Do you ever think of the deep problems?
wondering about our original sin and how we have allowed ourselves, en masse, to be evolved into automata. You can find a million things that are wrong, go back into history and you’ve find the precursors everywhere. Is it important to clearly recognize that?

Ever think about our shear population size and its inevitable cascading consequences - it’s past escaping where we put ourselves.

Want to bitch at stuff, or strive for some deeper awareness of …?

If you dont have a plan or point to others with a plan then dialogue is pointless

Earth sharing is about removing tax from labour and putting it on the rising value of earth resources that we equally all own such as implementing a land value tax

But isn’t such dreaming pointless, if you have no conception of Earth and its relationship with us.

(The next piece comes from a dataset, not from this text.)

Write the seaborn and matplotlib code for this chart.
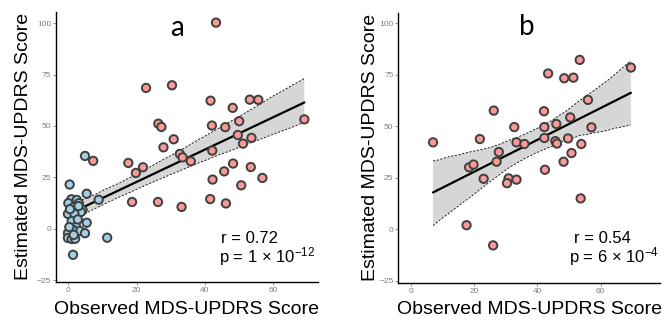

If one feels no inner awareness, or emotional connection to Earth, aren’t such notions are nonstarters.

What does “removing tax from labour” even mean?

Opinions are guesses about a subject which is uncertain. So all opinions are valid if the subject is uncertain. American minds are trained to hate uncertainty. We have been taught certainties from the past and refuse to accept that our beliefs are merely opinions about the future or about mistakes made in the past. We color those opinions into a picture and that picture becomes our certainty, our ideology.

New ideas are resisted if they challenge our picture of certainty. We refuse to listen or read or discuss anything which challenges that picture. Fraying around the edges is dismissed as unimportant. Only if the core dissolves will we accept that the entire picture could be wrong.

The American picture is one where the society is good, but beset by small numbers of evildoers with evil opinions. They have convinced a near-majority of the population of the certainty of false opinions. Those falsehoods compete with the truth on equal footing and prevent solution of society’s problems. We are in a stalemate.

Escaping that stalemate can only come from allowing uncertainty. We will only allow uncertainty after we have recognized that the picture describes a failure.

The failure of Representative Democracy is becoming clearer. It is a necessary first step to actual freedom: the freedom to think new thoughts about uncertainties at the core of the American picture.

What I find curious there’s no mention of understanding the, Why our Representative Democracy failed.

And this “Freedom to think” sounds sort of Orwellian to me.
What happened to the learning part?
Or the facing up to our mistakes part?

Wow. Please tell what "dialogue " means to you. Show me dialogue

2 Likes

I wonder why you think Representative Democracy is a success?. At this point, after nearly 240 years, it must be a success or a failure. I say it has failed and the culprit is ideology. We have proven that one ideology (Fascism or Communism) drives failure, so why expect better results from two ideologies?